WRITTEN PROBLEM =>
Please, without the pictures, retype exactly the lines from the start of the material through the line that holds "plt.rcParams['font.family'] = ['Liberation".

Source code of charts:

------------------------

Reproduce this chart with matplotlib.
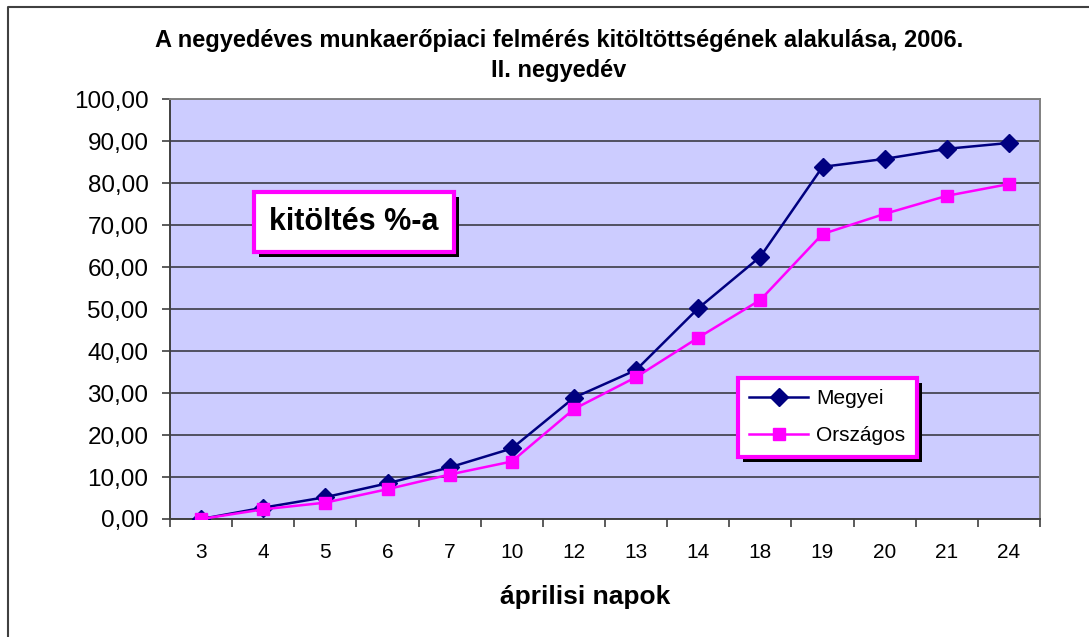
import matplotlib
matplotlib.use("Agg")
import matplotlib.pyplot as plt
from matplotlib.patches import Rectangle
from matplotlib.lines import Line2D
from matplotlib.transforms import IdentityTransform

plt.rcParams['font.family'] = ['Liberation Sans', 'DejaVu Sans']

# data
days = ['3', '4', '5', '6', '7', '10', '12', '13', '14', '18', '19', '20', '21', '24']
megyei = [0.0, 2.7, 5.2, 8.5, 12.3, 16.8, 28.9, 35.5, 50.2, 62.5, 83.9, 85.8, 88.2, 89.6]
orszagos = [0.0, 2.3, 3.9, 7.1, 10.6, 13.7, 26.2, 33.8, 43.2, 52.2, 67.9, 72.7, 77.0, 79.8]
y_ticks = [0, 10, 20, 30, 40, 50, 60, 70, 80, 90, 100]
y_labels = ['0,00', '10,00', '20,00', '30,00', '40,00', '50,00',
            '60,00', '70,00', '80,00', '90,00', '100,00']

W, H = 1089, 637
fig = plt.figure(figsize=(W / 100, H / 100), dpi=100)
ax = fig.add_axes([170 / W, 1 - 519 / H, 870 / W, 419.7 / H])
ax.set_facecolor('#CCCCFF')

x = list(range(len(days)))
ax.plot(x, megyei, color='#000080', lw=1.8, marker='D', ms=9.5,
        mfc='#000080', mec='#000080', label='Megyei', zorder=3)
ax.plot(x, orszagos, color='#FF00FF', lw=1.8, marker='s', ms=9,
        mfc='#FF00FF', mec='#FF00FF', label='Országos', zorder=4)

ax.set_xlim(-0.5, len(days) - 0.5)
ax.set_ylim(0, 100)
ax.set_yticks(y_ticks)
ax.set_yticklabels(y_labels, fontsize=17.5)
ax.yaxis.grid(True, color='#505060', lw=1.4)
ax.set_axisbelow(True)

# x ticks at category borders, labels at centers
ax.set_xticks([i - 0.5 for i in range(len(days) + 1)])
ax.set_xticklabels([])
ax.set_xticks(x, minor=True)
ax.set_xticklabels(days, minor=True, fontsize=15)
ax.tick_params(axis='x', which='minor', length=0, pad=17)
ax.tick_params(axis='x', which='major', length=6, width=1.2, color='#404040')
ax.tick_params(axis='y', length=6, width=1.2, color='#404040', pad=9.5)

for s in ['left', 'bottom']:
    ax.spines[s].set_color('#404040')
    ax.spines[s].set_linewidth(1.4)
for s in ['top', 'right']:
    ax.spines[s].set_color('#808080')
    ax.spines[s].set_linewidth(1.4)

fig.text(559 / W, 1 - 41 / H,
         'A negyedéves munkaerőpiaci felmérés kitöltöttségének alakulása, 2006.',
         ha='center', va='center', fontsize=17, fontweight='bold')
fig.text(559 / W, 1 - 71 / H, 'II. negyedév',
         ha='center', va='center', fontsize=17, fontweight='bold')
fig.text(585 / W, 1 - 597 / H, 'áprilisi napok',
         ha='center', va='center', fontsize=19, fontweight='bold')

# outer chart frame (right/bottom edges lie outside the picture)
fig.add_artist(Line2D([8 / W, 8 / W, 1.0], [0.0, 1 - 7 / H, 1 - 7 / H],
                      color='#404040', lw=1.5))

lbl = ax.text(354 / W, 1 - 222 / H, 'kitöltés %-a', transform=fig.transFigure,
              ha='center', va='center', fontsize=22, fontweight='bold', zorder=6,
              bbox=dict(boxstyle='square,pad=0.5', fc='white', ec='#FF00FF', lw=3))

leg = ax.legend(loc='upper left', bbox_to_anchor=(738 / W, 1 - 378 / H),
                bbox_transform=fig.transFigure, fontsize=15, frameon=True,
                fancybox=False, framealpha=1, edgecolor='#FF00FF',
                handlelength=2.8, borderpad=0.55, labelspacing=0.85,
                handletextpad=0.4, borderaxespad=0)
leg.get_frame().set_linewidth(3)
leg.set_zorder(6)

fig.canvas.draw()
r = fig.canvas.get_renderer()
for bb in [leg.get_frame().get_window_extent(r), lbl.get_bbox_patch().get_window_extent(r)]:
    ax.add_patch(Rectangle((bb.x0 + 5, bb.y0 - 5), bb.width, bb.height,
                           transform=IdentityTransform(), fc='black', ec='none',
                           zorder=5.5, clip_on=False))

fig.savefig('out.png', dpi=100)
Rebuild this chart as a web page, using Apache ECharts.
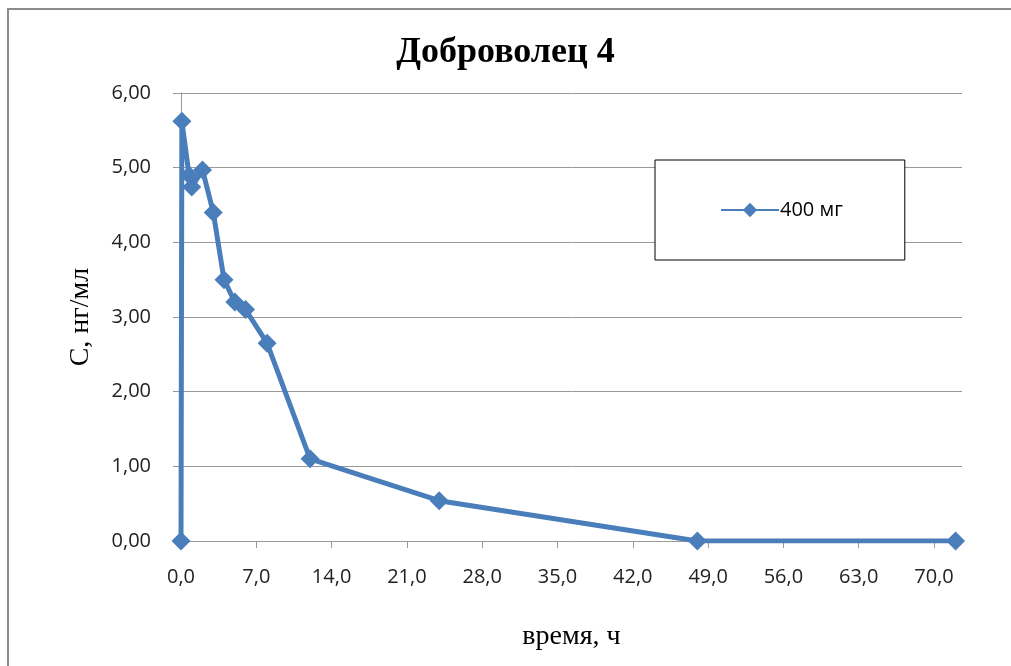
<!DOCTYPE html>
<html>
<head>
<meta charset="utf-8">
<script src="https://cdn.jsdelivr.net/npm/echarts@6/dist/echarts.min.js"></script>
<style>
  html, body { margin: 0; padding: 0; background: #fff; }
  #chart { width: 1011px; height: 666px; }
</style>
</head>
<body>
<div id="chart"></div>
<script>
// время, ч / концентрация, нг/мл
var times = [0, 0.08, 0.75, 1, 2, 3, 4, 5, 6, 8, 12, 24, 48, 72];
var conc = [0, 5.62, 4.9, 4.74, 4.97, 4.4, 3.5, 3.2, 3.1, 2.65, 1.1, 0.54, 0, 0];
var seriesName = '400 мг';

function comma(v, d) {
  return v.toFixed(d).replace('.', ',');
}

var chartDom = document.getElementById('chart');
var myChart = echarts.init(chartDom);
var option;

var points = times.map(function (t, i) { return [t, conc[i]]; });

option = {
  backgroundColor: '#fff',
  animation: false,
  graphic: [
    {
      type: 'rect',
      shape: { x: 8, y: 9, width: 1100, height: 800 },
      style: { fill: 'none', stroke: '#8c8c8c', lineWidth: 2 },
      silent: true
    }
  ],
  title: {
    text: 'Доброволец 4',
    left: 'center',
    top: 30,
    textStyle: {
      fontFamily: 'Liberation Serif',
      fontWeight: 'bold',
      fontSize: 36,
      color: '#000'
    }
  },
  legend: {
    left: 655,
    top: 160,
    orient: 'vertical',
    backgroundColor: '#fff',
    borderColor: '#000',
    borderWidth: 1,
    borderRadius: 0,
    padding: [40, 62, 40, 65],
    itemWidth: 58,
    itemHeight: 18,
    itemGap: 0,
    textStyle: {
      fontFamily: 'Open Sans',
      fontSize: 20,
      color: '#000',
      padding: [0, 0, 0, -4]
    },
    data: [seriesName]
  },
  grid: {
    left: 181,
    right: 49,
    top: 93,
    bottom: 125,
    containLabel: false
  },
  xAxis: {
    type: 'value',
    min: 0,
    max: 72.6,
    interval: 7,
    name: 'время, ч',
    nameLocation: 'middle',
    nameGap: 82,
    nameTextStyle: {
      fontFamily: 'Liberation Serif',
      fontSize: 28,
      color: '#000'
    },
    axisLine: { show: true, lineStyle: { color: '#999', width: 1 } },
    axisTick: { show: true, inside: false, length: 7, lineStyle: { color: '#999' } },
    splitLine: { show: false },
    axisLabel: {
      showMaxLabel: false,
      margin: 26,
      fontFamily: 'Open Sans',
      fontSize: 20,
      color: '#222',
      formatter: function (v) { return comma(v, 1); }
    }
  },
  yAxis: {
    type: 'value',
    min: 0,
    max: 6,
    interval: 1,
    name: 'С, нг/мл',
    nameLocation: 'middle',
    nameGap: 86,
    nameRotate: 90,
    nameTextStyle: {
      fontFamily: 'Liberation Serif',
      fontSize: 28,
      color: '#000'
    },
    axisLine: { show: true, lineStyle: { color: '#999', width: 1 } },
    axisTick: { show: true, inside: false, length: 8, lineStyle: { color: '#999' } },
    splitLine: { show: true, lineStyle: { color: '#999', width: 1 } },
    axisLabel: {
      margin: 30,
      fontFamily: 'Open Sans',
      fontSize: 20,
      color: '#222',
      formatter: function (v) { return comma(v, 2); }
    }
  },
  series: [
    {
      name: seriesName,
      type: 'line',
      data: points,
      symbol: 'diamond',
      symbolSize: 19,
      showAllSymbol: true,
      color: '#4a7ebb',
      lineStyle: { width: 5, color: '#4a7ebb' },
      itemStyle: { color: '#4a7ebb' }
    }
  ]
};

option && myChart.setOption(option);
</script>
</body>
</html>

------------------------

SOLUTION =>
Reproduce this chart with matplotlib.
import matplotlib
matplotlib.use("Agg")
import matplotlib.pyplot as plt
from matplotlib.patches import Rectangle
from matplotlib.lines import Line2D
from matplotlib.transforms import IdentityTransform

plt.rcParams['font.family'] = ['Liberation Sans', 'DejaVu Sans']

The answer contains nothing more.